The young man went on: "How did you come to win the confidence of this rich patient?"

"By ordering him to drink a great deal of good wine." And he told a number of anecdotes about the Oriols. Moreover, he was distantly related to them, and had known them for a considerable time. The old fellow, the father, quite an original, was very proud of his wine; and above all he had one vine-garden, the produce of which was reserved for the use of the family, solely for the family and their guests. In certain years they happened to empty the casks filled with the growth of this aristocratic vineyard, but in other years they scarcely succeeded in doing so. About the month of May or June, when the father saw that it would be hard to drink all that was still left, he would proceed to encourage his big son, Colosse, and would repeat: "Come on, son, we must finish it." Then they would go on pouring down their throats pints of red wine from morning till night. Twenty times during every meal, the old chap would say in a grave tone, while he held the jug over his son's glass: "We must finish it." And, as all this liquor with its mixture of alcohol heated his blood and prevented him from sleeping, he would rise up in the middle of the night, draw on his breeches, light a lantern, wake up Colosse, and off they would go to the cellar, after snatching a crust of bread each out of the cupboard, in order to steep it in their glasses, filled up again and again out of the same cask. Then, when they had swallowed so much wine that they could feel it rolling about in their stomachs, the father would tap the resounding wood of the cask to find out whether the level of the liquor had gone down.

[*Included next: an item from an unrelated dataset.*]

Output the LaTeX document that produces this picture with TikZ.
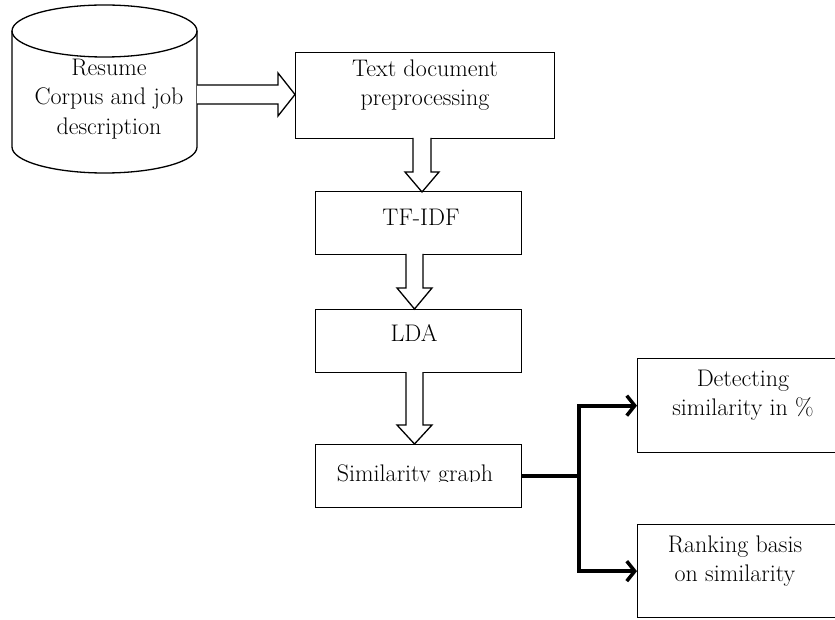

The Marquis asked: "Are these the same people that are working at the hillock?"

"Yes, yes, exactly."

Just at that moment the two men hurried off with giant strides from the rock charged with powder, and all the crowd that surrounded them down below began to run away like a retreating army. They fled in the direction of Riom and Enval, leaving behind them by itself the huge rock on the top of the hillock covered with thin grass and pebbles, for it divided the vineyard into two sections, and its immediate surroundings had not been grubbed up yet.

The crowd assembled on the slope above, now as dense as that below, waited in trembling expectancy; and the loud voice of Petrus Martel exclaimed:

"Attention! the fuse is lit!"

Christiane shivered at the thought of what was about to happen, but the doctor murmured behind her back:

"Ho! if they left there all the fuse I saw them buying, we'll have ten minutes of it!"

All eyes were fixed on the stone, and suddenly a dog, a little black dog, a kind of pug, was seen approaching it. He ran round it, began smelling, and no doubt, discovered a suspicious odor, for he commenced yelping as loudly as ever he could, his paws stiff, the hair on his back standing on end, his tail sticking out, and his ears erect.